Хотя вопрос о новом железнодорожном строительстве привлекал к себе особое внимание правительства, тем не менее, благоприятному разрешению его, кроме огромных расстояний, препятствовало ещё несовпадение направлений, важных в стратегическом отношении, с направлениями, вызывавшимися условиями экономической жизни страны. Выходило почти так, что России нуждалась в двойной сети железных дорог — одной для мирной жизни и развития своего экономического благосостояния, другой — на случай военных обстоятельств.

Из прочих недочетов нашей железнодорожной сети, неблагоприятно влиявших на нашу военную готовность, следует еще подчеркнуть — малое число двухколейных дорог, недостаточное развитие для военного времени ряда железнодорожных узлов и недостаток в подвижном составе. Все эти недочеты должны были постепенно выправляться, но война застигла их еще не устраненными.

Предпринятое в последнее перед войной годы улучшение портов и внутренних водных путей сообщения вносило мало реального в нашу военную подготовку. При возникновении военных осложнений с Центральными Державами, к которым следовало ожидать присоединения и Турции, наши западные морские сообщения закрывались для нас совершенно; на развитие же северных путей и связь их с центрами государства, к сожалению, не было обращено достаточного внимания, и эту ошибку пришлось исправлять в течение самой войны. Что же касается внутренних водных путей, то пользование ими в военных целях ограничивалось краткостью навигационного периода и медленностью этого рода сообщения.

Несравненно большее значение, в деле подготовки к войне, могло иметь развитие грунтовых путей и особенно шоссейных дорог. Создание сети таких путей способствовало бы ускорению мобилизации и обеспечивало бы армии на театре военных действий свободу маневрирования и удобства сообщения с тылом. История развития путей сообщения в России сложилась, однако, так, что колесным путям не было придано в свое время должного значения; с переходом же на железнодорожное сообщение, внимание правительства почти всецело поглощалось постройкой рельсовых путей. При таких условиях, сеть улучшенных грунтовых дорог и шоссе оставалась у нас бедной и несовершенной. Военному Ведомству удалось, впрочем, лет 30–40 тому назад настоять на постройки нескольких тысяч верст шоссейных дорог стратегического значения в пограничных с Германией районах и в Закавказье, но дороги эти на западном фронте были построены, приноравливая их начертание к существовавшей в то время идее пассивной обороны, от которой мы впоследствии отказались. Поэтому возведенная сеть дорог не обеспечивала нам существенной пользы, по крайней мере, в первый наступательный период войны.

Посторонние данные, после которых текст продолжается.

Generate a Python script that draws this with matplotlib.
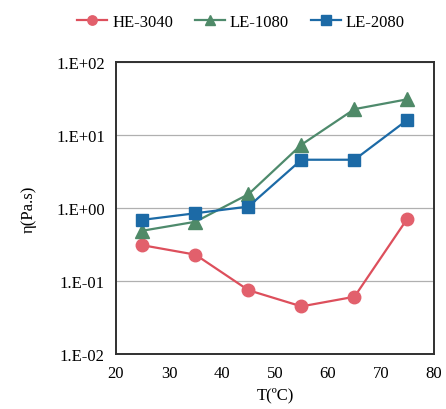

Крайняя бедность шоссейной сети серьёзно тормозила развитие в России автомобильно-транспортного сообщения. Последнее оказалось к началу войны почти отсутствующим. Приходится отмечать это обстоятельство, как одно из очень серьезных и неблагоприятных в деле нашей подготовки к войне; ибо, при современных условиях, автомобили могут быть используемы на войне в чрезвычайно широких размерах и для самых разнообразных целей.

Нам придется несколько подробнее остановиться на том, в какой степени готовности находилась, ко времени начала войны, наша вооруженная сила. Мы будем вынуждены здесь отметить ряд неблагоприятных условий, которые оказались не устранёнными к ответственному моменту возникновения войны, внезапно надвинувшемуся на нашу родину.

Русско-японская война 1904-05 г. г. обнаружила значительные дефекты в организации и боевой подготовке нашей армии. Независимо того, она выяснила огромное значение многих новых технических средств, которые нам приходилось заводить впервые. Наконец, несмотря на то, что в этой войне участвовала едва треть наших сухопутных вооруженных сил, она внесла чрезвычайное расстройство решительно во всю нашу армию и значительно ослабила все наши материальные запасы, обеспечивавшие приведение этой армии на военное положение. Крайне разорительным для Poccии торговым договором с Германией, заключенным в 1904-м году, наше правительство купило временную безопасность на наших западных границах. Это обстоятельство давало ему возможность в течение всей войны с Японией черпать живые силы и материальные средства для пополнения Манчжурских армий из частей войск и военных запасов, остававшихся в Европейской Poccии. Опрометчиво выхватывались из этих частей войск офицеры, нижние чины младших сроков службы, разного рода специалисты, более усовершенствованная материальная часть, а из складов — не только базисных и крепостных, но даже войсковых — всякого рода предметы и материалы артиллерийского, интендантского, инженерного и санитарного снабжения. Постепенно склады опустели и материальное благополучие войсковых частей было этим подорвано самым коренным образом. В конечном результате, войсковые части пришли в полное расстройство, которое довершилось под разлагающим влиянием многочисленных командировок войск, для подавления беспорядков в период времени, непосредственно следовавший за войной. Внутренняя спайка войсковых частей ослабела, и в ряды войск, как уже было отмечено выше, стала заметно проникать революционная пропаганда.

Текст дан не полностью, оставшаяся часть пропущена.